*SHORT PROBLEM*
Reproduce each line of the material exactly, minus any picture.

*DATA EXCERPT*

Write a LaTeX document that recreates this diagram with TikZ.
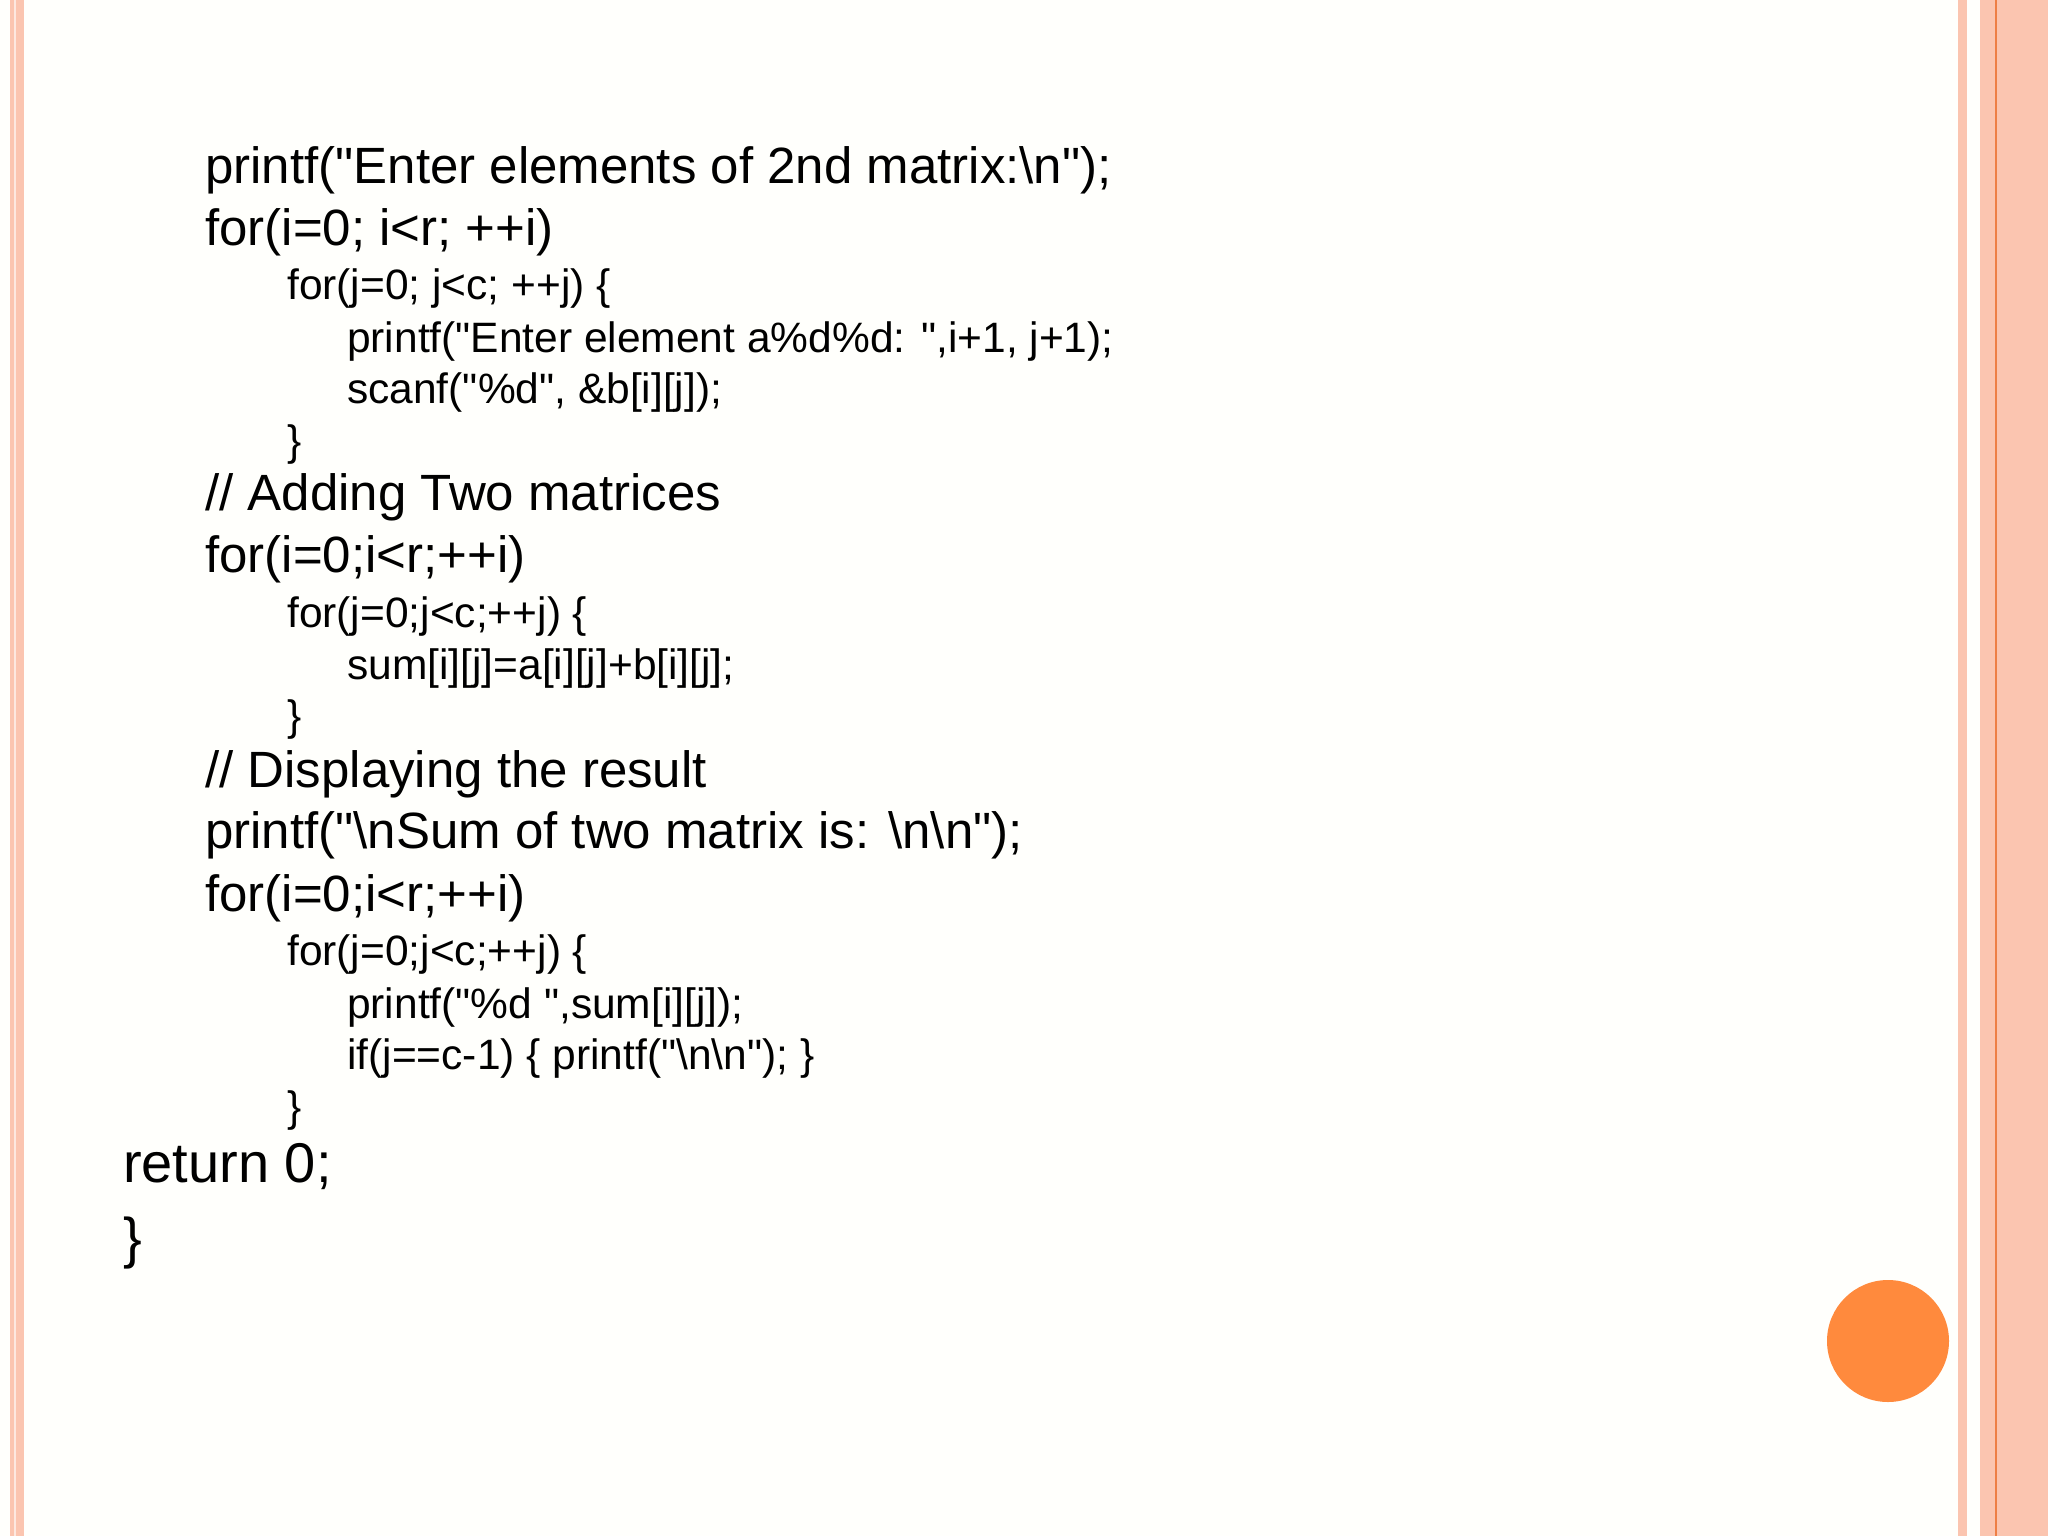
\documentclass[tikz,border=0pt]{standalone}
\usepackage{fontspec}
\setmainfont{Liberation Sans}[Ligatures=TeXOff]
\definecolor{salmon}{HTML}{FBC5B0}
\definecolor{orng}{HTML}{FF8A3D}
\definecolor{oline}{HTML}{EE7F45}
\newcommand{\qq}{\char34\relax}
\begin{document}
\begin{tikzpicture}[x=1pt,y=-1pt,
  big/.style={anchor=west,inner sep=0,font=\fontsize{51}{51}\selectfont,text height=0.75em,text depth=0.22em},
  bigger/.style={anchor=west,inner sep=0,font=\fontsize{56}{56}\selectfont,text height=0.75em,text depth=0.22em},
  small/.style={anchor=west,inner sep=0,font=\fontsize{42.5}{42.5}\selectfont,text height=0.75em,text depth=0.22em}]
\useasboundingbox (0,0) rectangle (2048,1536);
\fill[white!99!yellow] (0,0) rectangle (2048,1536);
% left border
\fill[salmon] (10,0) rectangle (24,1536);
\fill[white!60!salmon] (14,0) rectangle (16,1536);
% right border
\fill[salmon] (1958,0) rectangle (1967,1536);
\fill[salmon] (1980,0) rectangle (2048,1536);
\draw[oline,line width=1.5] (1996,0) -- (1996,1536);
% circle
\fill[orng] (1888,1341) circle (61);
% code
\begin{scope}[yshift=-14]
\node[big] (l1) at (205,167) {printf(\qq Enter elements of 2nd matrix:\textbackslash n\qq);};
\node[big] (l2) at (205,229) {for(i=0; i<r; ++i)};
\node[small] (l3) at (287,283) {for(j=0; j<c; ++j) \{};
\node[small] (l4) at (347,336) {printf(\qq Enter element a\%d\%d: \qq,i+1, j+1);};
\node[small] (l5) at (347,387) {scanf(\qq\%d\qq, \&b[i][j]);};
\node[small] (l6) at (287,439) {\}};
\node[big] (l7) at (205,494) {// Adding Two matrices};
\node[big] (l8) at (205,556) {for(i=0;i<r;++i)};
\node[small] (l9) at (287,611) {for(j=0;j<c;++j) \{};
\node[small] (l10) at (347,663) {sum[i][j]=a[i][j]+b[i][j];};
\node[small] (l11) at (287,714) {\}};
\node[big] (l12) at (205,771) {// Displaying the result};
\node[big] (l13) at (205,832) {printf(\qq\textbackslash nSum of two matrix is: \textbackslash n\textbackslash n\qq);};
\node[big] (l14) at (205,895) {for(i=0;i<r;++i)};
\node[small] (l15) at (287,949) {for(j=0;j<c;++j) \{};
\node[small] (l16) at (347,1002) {printf(\qq\%d \qq,sum[i][j]);};
\node[small] (l17) at (347,1053) {if(j==c-1) \{ printf(\qq\textbackslash n\textbackslash n\qq); \}};
\node[small] (l18) at (287,1105) {\}};
\node[bigger] (l19) at (123,1166) {return 0;};
\node[bigger] (l20) at (123,1241) {\}};
\end{scope}
\end{tikzpicture}
\end{document}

*IN RESPONSE*
Write a LaTeX document that recreates this diagram with TikZ.
\documentclass[tikz,border=0pt]{standalone}
\usepackage{fontspec}
\setmainfont{Liberation Sans}[Ligatures=TeXOff]
\definecolor{salmon}{HTML}{FBC5B0}
\definecolor{orng}{HTML}{FF8A3D}
\definecolor{oline}{HTML}{EE7F45}
\newcommand{\qq}{\char34\relax}
\begin{document}
\begin{tikzpicture}[x=1pt,y=-1pt,
  big/.style={anchor=west,inner sep=0,font=\fontsize{51}{51}\selectfont,text height=0.75em,text depth=0.22em},
  bigger/.style={anchor=west,inner sep=0,font=\fontsize{56}{56}\selectfont,text height=0.75em,text depth=0.22em},
  small/.style={anchor=west,inner sep=0,font=\fontsize{42.5}{42.5}\selectfont,text height=0.75em,text depth=0.22em}]
\useasboundingbox (0,0) rectangle (2048,1536);
\fill[white!99!yellow] (0,0) rectangle (2048,1536);
% left border
\fill[salmon] (10,0) rectangle (24,1536);
\fill[white!60!salmon] (14,0) rectangle (16,1536);
% right border
\fill[salmon] (1958,0) rectangle (1967,1536);
\fill[salmon] (1980,0) rectangle (2048,1536);
\draw[oline,line width=1.5] (1996,0) -- (1996,1536);
% circle
\fill[orng] (1888,1341) circle (61);
% code
\begin{scope}[yshift=-14]
\node[big] (l1) at (205,167) {printf(\qq Enter elements of 2nd matrix:\textbackslash n\qq);};
\node[big] (l2) at (205,229) {for(i=0; i<r; ++i)};
\node[small] (l3) at (287,283) {for(j=0; j<c; ++j) \{};
\node[small] (l4) at (347,336) {printf(\qq Enter element a\%d\%d: \qq,i+1, j+1);};
\node[small] (l5) at (347,387) {scanf(\qq\%d\qq, \&b[i][j]);};
\node[small] (l6) at (287,439) {\}};
\node[big] (l7) at (205,494) {// Adding Two matrices};
\node[big] (l8) at (205,556) {for(i=0;i<r;++i)};
\node[small] (l9) at (287,611) {for(j=0;j<c;++j) \{};
\node[small] (l10) at (347,663) {sum[i][j]=a[i][j]+b[i][j];};
\node[small] (l11) at (287,714) {\}};
\node[big] (l12) at (205,771) {// Displaying the result};
\node[big] (l13) at (205,832) {printf(\qq\textbackslash nSum of two matrix is: \textbackslash n\textbackslash n\qq);};
\node[big] (l14) at (205,895) {for(i=0;i<r;++i)};
\node[small] (l15) at (287,949) {for(j=0;j<c;++j) \{};
\node[small] (l16) at (347,1002) {printf(\qq\%d \qq,sum[i][j]);};
\node[small] (l17) at (347,1053) {if(j==c-1) \{ printf(\qq\textbackslash n\textbackslash n\qq); \}};
\node[small] (l18) at (287,1105) {\}};
\node[bigger] (l19) at (123,1166) {return 0;};
\node[bigger] (l20) at (123,1241) {\}};
\end{scope}
\end{tikzpicture}
\end{document}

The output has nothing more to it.